======== Information shown

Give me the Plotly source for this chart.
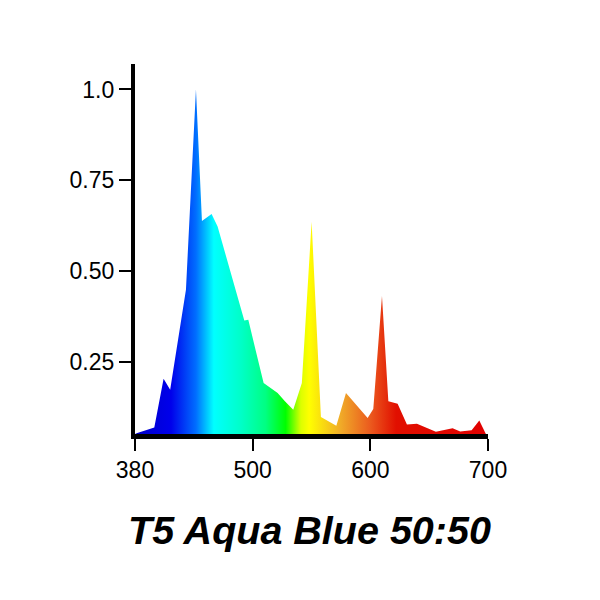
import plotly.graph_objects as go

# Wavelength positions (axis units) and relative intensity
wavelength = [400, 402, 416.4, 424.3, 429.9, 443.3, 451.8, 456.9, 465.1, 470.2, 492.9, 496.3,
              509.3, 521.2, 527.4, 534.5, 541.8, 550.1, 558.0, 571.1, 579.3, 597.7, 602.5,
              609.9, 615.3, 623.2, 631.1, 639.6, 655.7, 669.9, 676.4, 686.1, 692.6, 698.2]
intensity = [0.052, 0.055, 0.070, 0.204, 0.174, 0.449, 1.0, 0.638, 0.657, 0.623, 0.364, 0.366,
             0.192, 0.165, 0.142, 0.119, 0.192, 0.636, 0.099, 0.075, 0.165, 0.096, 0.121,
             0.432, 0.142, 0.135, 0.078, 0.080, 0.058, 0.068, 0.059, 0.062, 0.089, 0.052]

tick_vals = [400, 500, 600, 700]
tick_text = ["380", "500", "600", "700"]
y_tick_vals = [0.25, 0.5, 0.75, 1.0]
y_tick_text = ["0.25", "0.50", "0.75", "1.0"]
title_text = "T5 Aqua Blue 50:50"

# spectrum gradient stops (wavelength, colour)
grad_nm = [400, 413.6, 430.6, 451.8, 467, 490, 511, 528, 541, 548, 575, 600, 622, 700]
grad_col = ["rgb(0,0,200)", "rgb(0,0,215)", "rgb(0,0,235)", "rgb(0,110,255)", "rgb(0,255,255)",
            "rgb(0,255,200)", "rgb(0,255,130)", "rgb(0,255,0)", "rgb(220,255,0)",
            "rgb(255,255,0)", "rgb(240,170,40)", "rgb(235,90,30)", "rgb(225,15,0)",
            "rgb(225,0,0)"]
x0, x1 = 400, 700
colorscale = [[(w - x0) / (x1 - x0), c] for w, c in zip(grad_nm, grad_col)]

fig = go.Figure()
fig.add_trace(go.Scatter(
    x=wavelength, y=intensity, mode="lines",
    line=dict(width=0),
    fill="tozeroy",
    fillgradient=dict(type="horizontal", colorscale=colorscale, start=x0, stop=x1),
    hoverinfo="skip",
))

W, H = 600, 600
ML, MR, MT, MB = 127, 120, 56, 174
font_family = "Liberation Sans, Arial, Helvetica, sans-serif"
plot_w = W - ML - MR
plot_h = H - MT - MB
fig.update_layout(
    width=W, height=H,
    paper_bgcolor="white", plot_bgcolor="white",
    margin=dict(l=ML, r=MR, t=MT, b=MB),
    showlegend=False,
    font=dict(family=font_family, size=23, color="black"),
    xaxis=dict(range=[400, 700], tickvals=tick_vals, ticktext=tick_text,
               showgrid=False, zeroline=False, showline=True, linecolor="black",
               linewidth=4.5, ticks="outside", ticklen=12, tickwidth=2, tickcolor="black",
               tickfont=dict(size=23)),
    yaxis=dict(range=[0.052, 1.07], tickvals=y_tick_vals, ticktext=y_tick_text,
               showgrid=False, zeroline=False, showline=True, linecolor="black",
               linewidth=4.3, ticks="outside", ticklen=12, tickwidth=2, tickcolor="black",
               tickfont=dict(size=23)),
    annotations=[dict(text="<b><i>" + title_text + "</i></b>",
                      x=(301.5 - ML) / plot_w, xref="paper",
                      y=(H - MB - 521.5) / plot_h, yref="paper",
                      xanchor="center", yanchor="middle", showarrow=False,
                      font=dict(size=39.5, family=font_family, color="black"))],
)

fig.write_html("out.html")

================

#### Given exercise:
Except for the pictures, reproduce every line exactly.

#### Solution for this task:
Give me the Plotly source for this chart.
import plotly.graph_objects as go

# Wavelength positions (axis units) and relative intensity
wavelength = [400, 402, 416.4, 424.3, 429.9, 443.3, 451.8, 456.9, 465.1, 470.2, 492.9, 496.3,
              509.3, 521.2, 527.4, 534.5, 541.8, 550.1, 558.0, 571.1, 579.3, 597.7, 602.5,
              609.9, 615.3, 623.2, 631.1, 639.6, 655.7, 669.9, 676.4, 686.1, 692.6, 698.2]
intensity = [0.052, 0.055, 0.070, 0.204, 0.174, 0.449, 1.0, 0.638, 0.657, 0.623, 0.364, 0.366,
             0.192, 0.165, 0.142, 0.119, 0.192, 0.636, 0.099, 0.075, 0.165, 0.096, 0.121,
             0.432, 0.142, 0.135, 0.078, 0.080, 0.058, 0.068, 0.059, 0.062, 0.089, 0.052]

tick_vals = [400, 500, 600, 700]
tick_text = ["380", "500", "600", "700"]
y_tick_vals = [0.25, 0.5, 0.75, 1.0]
y_tick_text = ["0.25", "0.50", "0.75", "1.0"]
title_text = "T5 Aqua Blue 50:50"

# spectrum gradient stops (wavelength, colour)
grad_nm = [400, 413.6, 430.6, 451.8, 467, 490, 511, 528, 541, 548, 575, 600, 622, 700]
grad_col = ["rgb(0,0,200)", "rgb(0,0,215)", "rgb(0,0,235)", "rgb(0,110,255)", "rgb(0,255,255)",
            "rgb(0,255,200)", "rgb(0,255,130)", "rgb(0,255,0)", "rgb(220,255,0)",
            "rgb(255,255,0)", "rgb(240,170,40)", "rgb(235,90,30)", "rgb(225,15,0)",
            "rgb(225,0,0)"]
x0, x1 = 400, 700
colorscale = [[(w - x0) / (x1 - x0), c] for w, c in zip(grad_nm, grad_col)]

fig = go.Figure()
fig.add_trace(go.Scatter(
    x=wavelength, y=intensity, mode="lines",
    line=dict(width=0),
    fill="tozeroy",
    fillgradient=dict(type="horizontal", colorscale=colorscale, start=x0, stop=x1),
    hoverinfo="skip",
))

W, H = 600, 600
ML, MR, MT, MB = 127, 120, 56, 174
font_family = "Liberation Sans, Arial, Helvetica, sans-serif"
plot_w = W - ML - MR
plot_h = H - MT - MB
fig.update_layout(
    width=W, height=H,
    paper_bgcolor="white", plot_bgcolor="white",
    margin=dict(l=ML, r=MR, t=MT, b=MB),
    showlegend=False,
    font=dict(family=font_family, size=23, color="black"),
    xaxis=dict(range=[400, 700], tickvals=tick_vals, ticktext=tick_text,
               showgrid=False, zeroline=False, showline=True, linecolor="black",
               linewidth=4.5, ticks="outside", ticklen=12, tickwidth=2, tickcolor="black",
               tickfont=dict(size=23)),
    yaxis=dict(range=[0.052, 1.07], tickvals=y_tick_vals, ticktext=y_tick_text,
               showgrid=False, zeroline=False, showline=True, linecolor="black",
               linewidth=4.3, ticks="outside", ticklen=12, tickwidth=2, tickcolor="black",
               tickfont=dict(size=23)),
    annotations=[dict(text="<b><i>" + title_text + "</i></b>",
                      x=(301.5 - ML) / plot_w, xref="paper",
                      y=(H - MB - 521.5) / plot_h, yref="paper",
                      xanchor="center", yanchor="middle", showarrow=False,
                      font=dict(size=39.5, family=font_family, color="black"))],
)

fig.write_html("out.html")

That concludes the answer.